Discussions of summertime took an air of competition- Who had landed the most prestigious internship? Who would be researching in the most state-of-the-art lab? Who had signed up for the most rigorous course load? Naturally, I was discounted as a non-threatening competitor the moment people found out I would be spending my summer working as a camp counselor.
A popular follow-up usually sounded something like, “Not ready to take on the real world quite yet?” Typically, I would chalk this kind of response up to the other person’s envy that I would be spending my days in the lake rather than in a cubicle or surfing and sailing rather than filing paperwork. Let them have their moment, I would tell myself… they’re only jealous and the real world can wait any how.
More recently though, I’ve come to realize that what we’re doing here at camp provides us with exactly the kinds of invaluable life skills and experiences that make us equipped to face the real world head on. While my classmates are busy figuring out how to make the most out of a Starbucks run or how to stack paper just right so that the copier doesn’t jam, my campmates and I are learning how to communicate across age gaps and language barriers and how to make game time decisions when the skies open up in the middle of a sail class.
The most important camp lessons are the ones we learn without even realizing it, for instance halfway through my school’s 30 hour dance marathon this past March when I thanked my lucky stars that I had spent so much time perfecting my moves and improving my stamina at CT dinner dance parties.
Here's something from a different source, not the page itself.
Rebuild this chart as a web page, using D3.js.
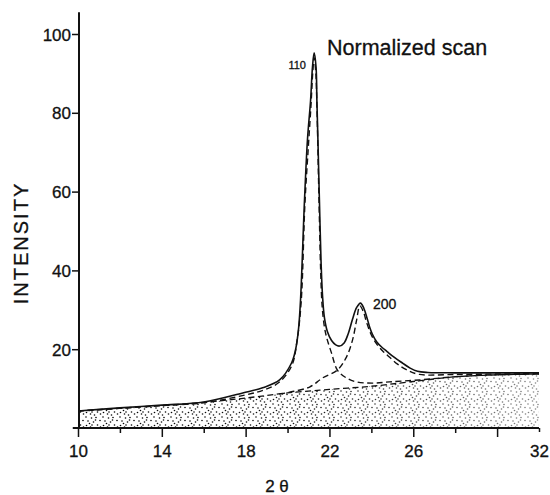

Or during a class presentation when I summon the stage presence that I learned by acting in senior banquets. Or even when I’m tackling a group project and I use the teamwork and collaboration skills that I gathered planning countless airbands and interruptions.
Every moment of every day at camp is a learning experience, and you’ll be hard-pressed to find a skill you acquire here that can’t be translated to the real world. So forget the internship and choose to spend your time doing something that’s truly valuable, like binge-eating starbusts and pringles at 8 PM with all of your best friends.